Except my cell phone started ringing at about 10:30 my time. The match as I was watching it was in its final minutes of regulation, tied 1-1, and I didn't want to answer the phone during such a crucial moment, so I didn't. Fool that I was, though, I checked to see who called. It was my brother Geoff. And I immediately knew what was going to happen in the soccer match, even though I didn't listen to the voice message he left, and even though there was certainly no reason why he shouldn't have called.
Here's how my thinking went: when I saw Geoff had called, I knew the match would go into extra time, because I knew he had called after the 120 minutes had been played (even though they were only about 85 minutes in on my television), and that meant no one was going to score in the remaining few minutes of regular time.

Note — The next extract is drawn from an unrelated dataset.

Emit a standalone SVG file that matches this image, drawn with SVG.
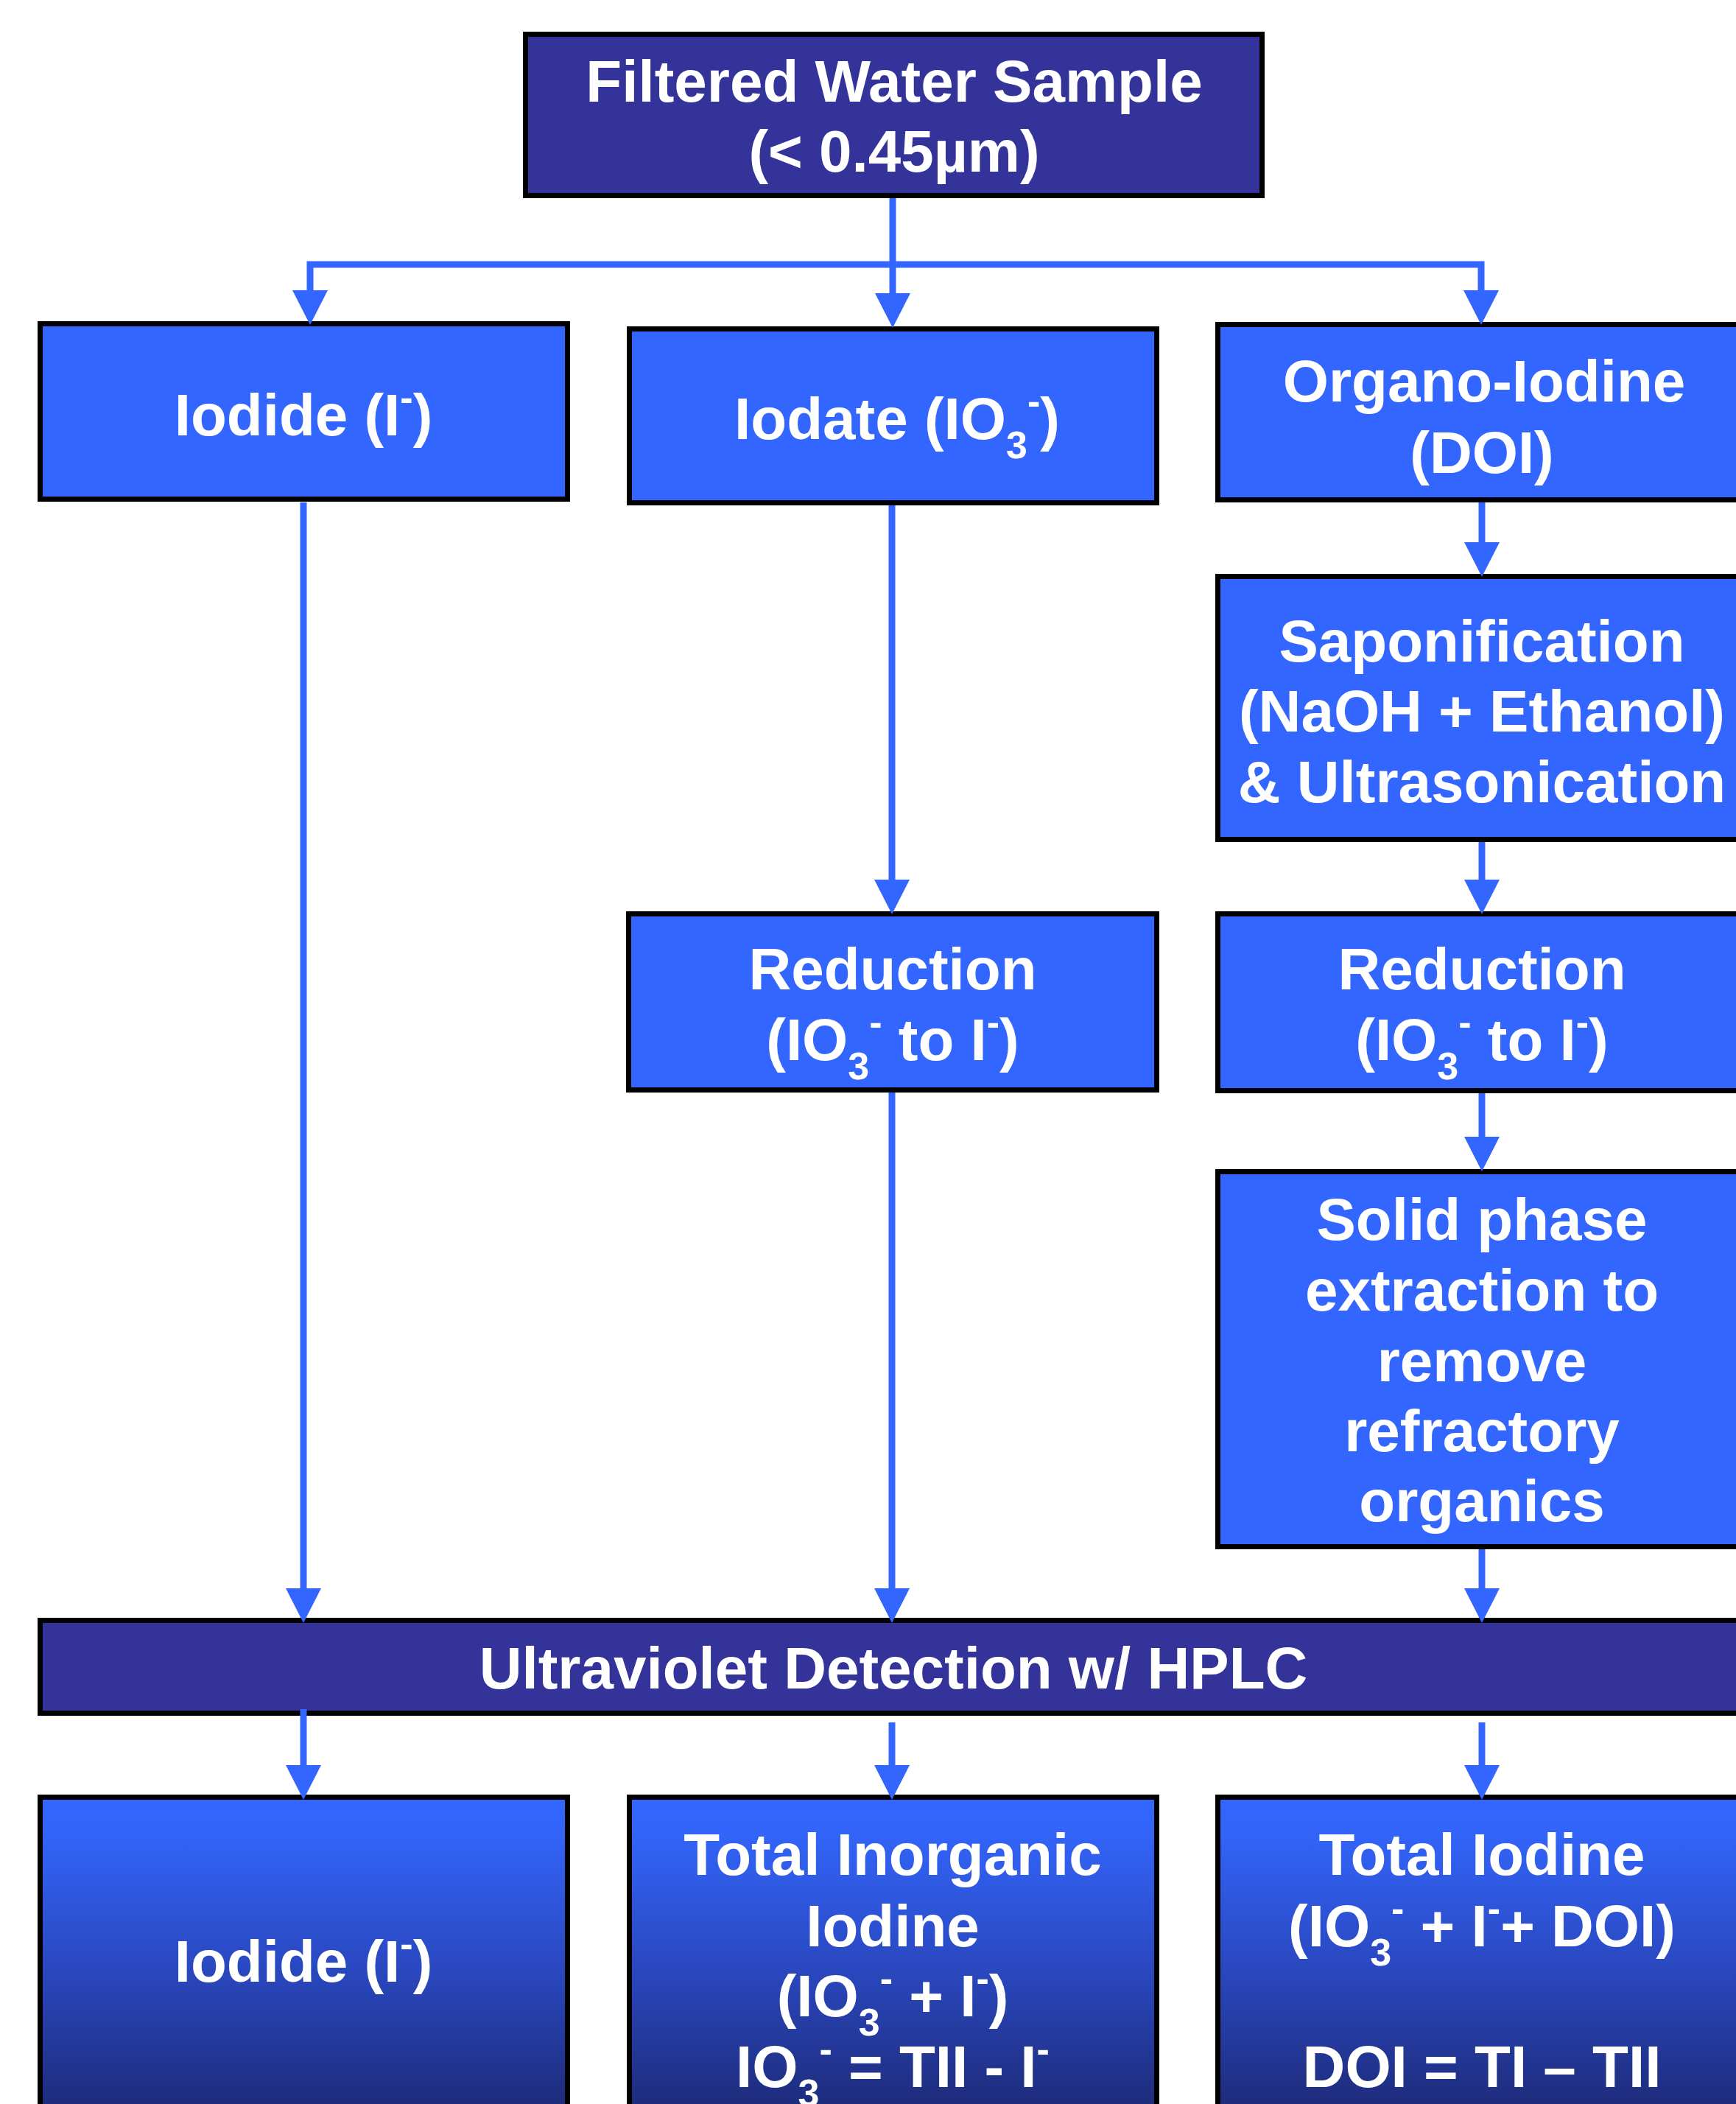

And I was right.
Then something happened that led to another correct conclusion, even though my reasoning was faulty this time. About ten minutes after Geoff called, the phone rang again. This time I didn't look to see who was calling ... I'd been burned once ... but it didn't matter, because I knew right then and there that the match had gone to penalties, because I knew that was Geoff calling again ten minutes later, and that meant he was trying my cell again after penalties had been kicked. And, in fact, they did go to penalties, so I was right again.
Except when I looked at the call log ... it wasn't Geoff who called the second time, it was Neal.
I ought to be able to figure out a way to use this anecdote in my critical thinking class.